▶ [Objective]
Below are some records; work out how many of their lines contain "that" and give the number only.

▶ [Excerpted data]

..........

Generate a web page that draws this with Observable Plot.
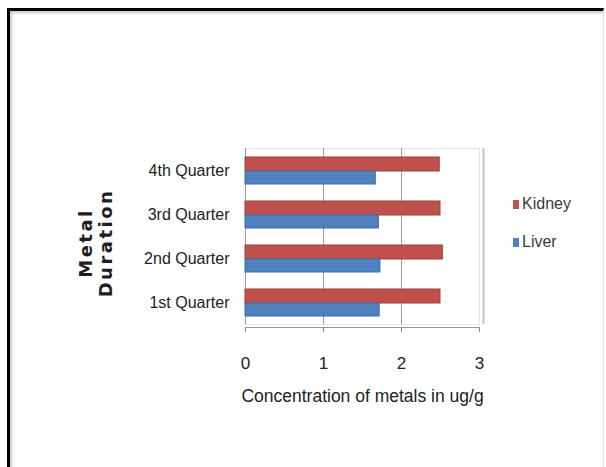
<!DOCTYPE html>
<html>
<head>
<meta charset="utf-8">
<script src="https://cdn.jsdelivr.net/npm/d3@7"></script>
<script src="https://cdn.jsdelivr.net/npm/@observablehq/plot@0.6"></script>
<style>
  html, body { margin: 0; padding: 0; background: #fff; }
  #wrap { position: relative; width: 606px; height: 467px; overflow: hidden; }
  #border { position: absolute; left: 7px; top: 8px; width: 593px; height: 480px;
    border-left: 3px solid #000; border-top: 3px solid #000; border-right: 1px solid #e4e4e4;
    box-shadow: inset 2px 2px 3px #c8c8c8; }
  #chart { position: absolute; left: 0; top: 0; }
  #ylabel { position: absolute; left: 96px; top: 243px; transform: translate(-50%, -50%) rotate(-90deg);
    font-family: "DejaVu Sans", sans-serif; font-weight: bold; font-size: 18px; letter-spacing: 2.5px;
    text-align: center; line-height: 20px; color: #1e1e1e; white-space: nowrap; }
  .leg { position: absolute; left: 513px; font-family: "Liberation Sans", Arial, sans-serif; font-size: 16px; color: #3a3a3a; display: flex; align-items: center; }
  .leg i { display: inline-block; width: 6px; height: 9px; margin-right: 3px; }
</style>
</head>
<body>
<div id="wrap">
  <div id="border"></div>
  <div id="chart"></div>
  <div id="ylabel">Metal<br>Duration</div>
  <div class="leg" style="top:195px"><i style="background:#c0504d"></i>Kidney</div>
  <div class="leg" style="top:233px"><i style="background:#4f81bd"></i>Liver</div>
</div>
<script>
const quarters = ["4th Quarter", "3rd Quarter", "2nd Quarter", "1st Quarter"];
const kidney = [2.49, 2.50, 2.53, 2.50];
const liver = [1.67, 1.71, 1.73, 1.72];
const xTicks = [0, 1, 2, 3];
const seriesNames = ["Kidney", "Liver"];
const seriesColors = ["#c0504d", "#4f81bd"];

const rows = quarters.map((q, i) => ({quarter: q, Kidney: kidney[i], Liver: liver[i]}));

const font = '"Liberation Sans", Arial, sans-serif';

const chart = Plot.plot({
  width: 606,
  height: 467,
  marginLeft: 245,
  marginRight: 127,
  marginTop: 148,
  marginBottom: 143,
  style: {background: "transparent", fontFamily: font, color: "#222"},
  x: {domain: [0, 3], ticks: xTicks},
  y: {domain: quarters, padding: 0},
  marks: [
    Plot.frame({stroke: "#e2e2e2"}),
    Plot.ruleX([1, 2], {stroke: "#9a9a9a"}),
    Plot.ruleX([3], {stroke: "#c4c4c4", strokeWidth: 2, dx: 4}),
    Plot.ruleX([0], {stroke: "#9a9a9a"}),
    Plot.frame({anchor: "bottom", stroke: "#9a9a9a", dy: 3}),
    Plot.barX(rows, {y: "quarter", x: seriesNames[0], fill: seriesColors[0], stroke: "#a23e3b", strokeWidth: 1, insetTop: 9, insetBottom: 21}),
    Plot.barX(rows, {y: "quarter", x: seriesNames[1], fill: seriesColors[1], stroke: "#3c6ca6", strokeWidth: 1, insetTop: 23, insetBottom: 8}),
    Plot.axisX({ticks: xTicks, tickSize: 5, tickPadding: 24, fontSize: 17, stroke: "#888", dy: 3, tickFormat: d3.format("d"),
      label: "Concentration of metals in ug/g", labelAnchor: "center", labelArrow: "none", labelOffset: 77}),
    Plot.axisY({tickSize: 0, tickPadding: 16, fontSize: 16, label: null})
  ]
});
const xl = chart.querySelector('g[aria-label="x-axis label"]');
if (xl) { xl.setAttribute("font-size", "17.5"); }
document.getElementById("chart").appendChild(chart);
</script>
</body>
</html>
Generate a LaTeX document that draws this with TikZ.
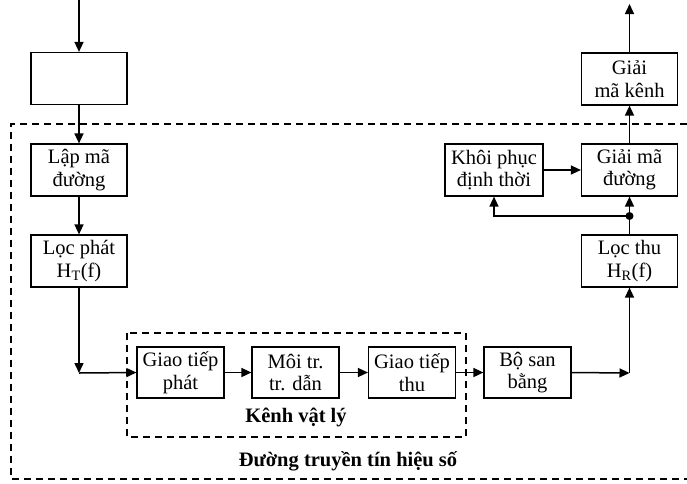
\documentclass[tikz,border=0pt]{standalone}
\usepackage{fontspec}
\setmainfont{Liberation Serif}
\usetikzlibrary{arrows.meta}
\begin{document}
\begin{tikzpicture}[x=1pt,y=-1pt,
  blk/.style={draw,line width=1.2pt,inner sep=0pt,align=center,font=\fontsize{20.5}{22.5}\selectfont},
  wbox/.style={blk,minimum width=96pt,minimum height=52pt},
  nbox/.style={blk,minimum width=87pt,minimum height=51pt},
  conn/.style={line width=1.5pt,-{Triangle[length=10pt,width=9pt]}},
  dsh/.style={line width=1.5pt,dash pattern=on 7pt off 5pt},
  lbl/.style={font=\fontsize{20.5}{22.5}\selectfont\bfseries}]
\useasboundingbox (0,0) rectangle (687,483);
% outer and inner dashed frames
\draw[dsh] (687,124) -- (11,124) -- (11,479) -- (687,479);
\draw[dsh] (127,333) rectangle (466,437);
% boxes
\node[wbox] (src) at (79,78.5) {};
\node[wbox] (lap) at (79,170) {Lập mã\\đường};
\node[wbox] (locp) at (79,261) {Lọc phát\\H\textsubscript{T}(f)};
\node[nbox] (gtp) at (180.5,372.5) {Giao tiếp\\phát};
\node[nbox] (moi) at (295.5,372.5) {Môi tr.\\tr. dẫn};
\node[nbox] (gtt) at (412,372.5) {Giao tiếp\\thu};
\node[nbox] (bsb) at (527.5,372.5) {Bộ san\\bằng};
\node[wbox] (loct) at (629.5,261) {Lọc thu\\H\textsubscript{R}(f)};
\node[wbox] (gmd) at (629.5,170) {Giải mã\\đường};
\node[wbox] (gmk) at (629.5,79) {Giải\\mã kênh};
\node[wbox,minimum width=98pt] (kp) at (494,170) {Khôi phục\\định thời};
% labels
\node[lbl] (kvl) at (296,417) {Kênh vật lý};
\node[lbl] (dt) at (348,461) {Đường truyền tín hiệu số};
% coordinates
\coordinate (in) at (79,0);
\coordinate (out) at (629.5,4);
\coordinate (cl) at (79,373);
\coordinate (cr) at (629.5,373);
\coordinate (jn) at (629.5,216);
% connectors
\draw[conn] (in) -- (src.north);
\draw[conn] (src.south) -- (lap.north);
\draw[conn] (lap.south) -- (locp.north);
\draw[conn] (locp.south) -- (cl);
\draw[conn] (cl) -- (gtp.west);
\draw[conn] (gtp.east) -- (moi.west);
\draw[conn] (moi.east) -- (gtt.west);
\draw[conn] (gtt.east) -- (bsb.west);
\draw[conn] (bsb.east) -- (cr);
\draw[conn] (cr) -- (loct.south);
\draw[conn] (loct.north) -- (gmd.south);
\draw[conn] (jn) -| (kp.south);
\fill (jn) circle (4pt);
\draw[conn] (kp.east) -- (gmd.west);
\draw[conn] (gmd.north) -- (gmk.south);
\draw[conn] (gmk.north) -- (out);
\end{tikzpicture}
\end{document}
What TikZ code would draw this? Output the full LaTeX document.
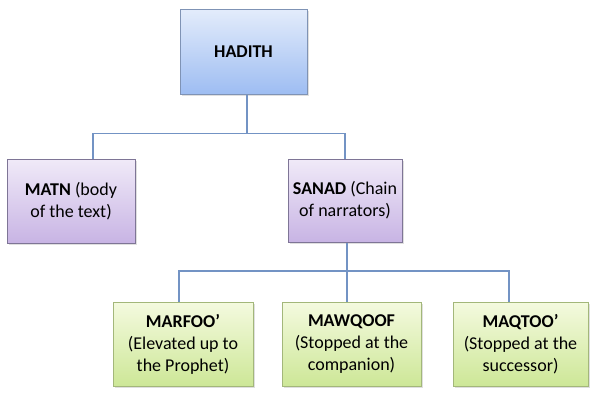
\documentclass[tikz,border=0pt]{standalone}
\usepackage{fontspec}
\setmainfont{Carlito}
\usetikzlibrary{shadows}
\definecolor{linkblue}{HTML}{7393C4}
\definecolor{hadtop}{HTML}{E3ECFB}
\definecolor{hadbot}{HTML}{9EBDF2}
\definecolor{hadline}{HTML}{7F93B5}
\definecolor{lavtop}{HTML}{F0EAF8}
\definecolor{lavbot}{HTML}{C8B4E4}
\definecolor{lavline}{HTML}{7E7596}
\definecolor{grntop}{HTML}{F4FADF}
\definecolor{grnbot}{HTML}{CDE797}
\definecolor{grnline}{HTML}{A3B77A}
\begin{document}
\begin{tikzpicture}[x=1pt,y=-1pt,
	box/.style={draw,line width=1pt,align=center,inner sep=2pt,
		font=\fontsize{18}{22}\selectfont,
		drop shadow={opacity=.25,shadow xshift=1.5pt,shadow yshift=-1.5pt}},
	topbox/.style={box,draw=hadline,top color=hadtop,bottom color=hadbot},
	midbox/.style={box,draw=lavline,top color=lavtop,bottom color=lavbot},
	lowbox/.style={box,draw=grnline,top color=grntop,bottom color=grnbot},
	link/.style={draw=linkblue,line width=1.2pt}]
		\useasboundingbox (0,0) rectangle (591,392);
		% boxes
		\node[topbox,minimum width=127pt,minimum height=85pt] (hadith) at (243.5,51.5) {\textbf{HADITH}};
		\node[midbox,minimum width=128pt,minimum height=84pt] (matn) at (71,201) {\textbf{MATN} (body\\of the text)};
		\node[midbox,minimum width=114pt,minimum height=83pt] (sanad) at (345,200.5) {\textbf{SANAD} (Chain\\of narrators)};
		\node[lowbox,minimum width=140pt,minimum height=84pt] (marfoo) at (183,344) {\textbf{MARFOO’}\\(Elevated up to\\the Prophet)};
		\node[lowbox,minimum width=139pt,minimum height=84pt] (mawqoof) at (351.5,344) {\textbf{MAWQOOF}\\(Stopped at the\\companion)};
		\node[lowbox,minimum width=135pt,minimum height=84pt] (maqtoo) at (520.5,344) {\textbf{MAQTOO’}\\(Stopped at the\\successor)};
		% connectors
		\draw[link] ([xshift=3.5pt]hadith.south) -- ++(0,39) coordinate (fork1);
		\draw[link] (fork1) -| ([xshift=22pt]matn.north);
		\draw[link] (fork1) -| (sanad.north);
		\draw[link] ([xshift=2pt]sanad.south) -- ++(0,28.5) coordinate (fork2);
		\draw[link] (fork2) -| ([xshift=-4pt]marfoo.north);
		\draw[link] (fork2) -| ([xshift=-11.5pt]maqtoo.north);
		\draw[link] (fork2) -- (fork2 |- mawqoof.north);
	\end{tikzpicture}
\end{document}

..........

▶ [Answer for the task]
2